Peter Lee, a former Episcopal bishop of Virginia, has accepted a post as interim dean of New York's General Theolog­ical Seminary. The appointment was an­nounced on August 9, the same day that officials of the Episcopal Church's oldest seminary said that they had signed documents finalizing a $5.3 million short-term loan to provide working capital for this school year. Proceeds from the sale of four residential units will repay the loan and are expected to reduce the seminary's debt by as much as $3.9 million. The residences must be sold within one year's time, cautioned interim GTS president Lang Lowrey. But securing the service of Bishop Lee, who now serves San Francisco's Grace Cathedral as interim dean, was seen as vital to the school's economic recovery. Lee led the Diocese of Virginia, the church's largest with over 180 congregations, for a quarter century and has held key governing and financial positions in the Episcopal Church.

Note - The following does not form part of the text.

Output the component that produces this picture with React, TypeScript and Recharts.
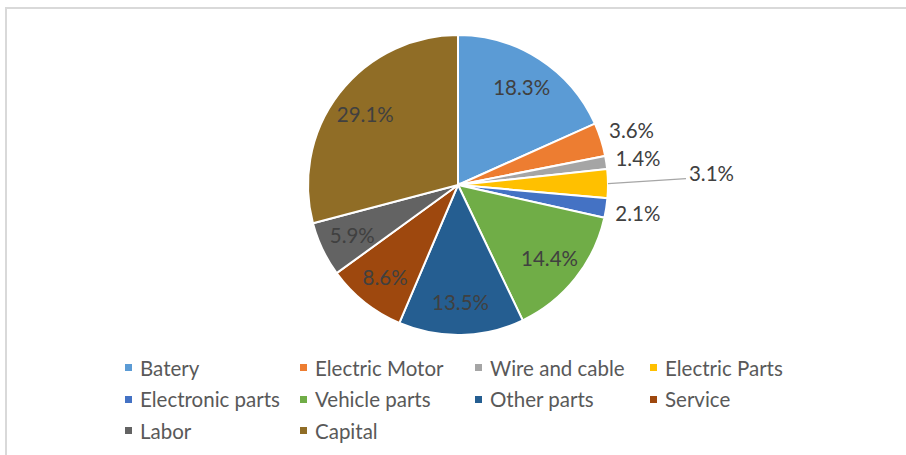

Drew University has named Kah-Jin Jeffrey Kuan as the new dean of Drew's Theological School in Madison, New Jersey, effective in January. Kuan will be the first Asian-American to serve as dean at United Methodist seminary. He has served on the United Methodist Board of Higher Education and Ministry since 2004. Kuan has been teaching at the Pacific School of Religion and the Graduate Theological Union in Berkeley, California.

Robert Aitken, a prolific author, social justice activist and pioneer in bringing Zen Buddhism to the West, died August 5 at age 93. Born in Philadelphia, Aitken was introduced to Buddhism while im­prisoned in a Japanese internment camp during World War II. Aitken had been working as a civilian in Guam when he was captured. After reading about Bud­dhism, Aitken later wrote, "I was absurdly happy despite our miserable circumstances." After the war, Aitken studied with Japanese Zen masters in the U.S. and Japan. He was ordained in 1974, becoming one of the first Americans to earn the Zen honorific "roshi," which means master or teacher. Aitken was perhaps most influential through his 13 books on Buddhism—he was working on a 14th when he died—and his insistence that Buddhists be socially engaged, which some saw as a controversial break with traditional Zen practices. In 1978, Aitken cofounded the Buddhist Peace Fellow­ship, a nonsectarian group with 18 chapters in the U.S.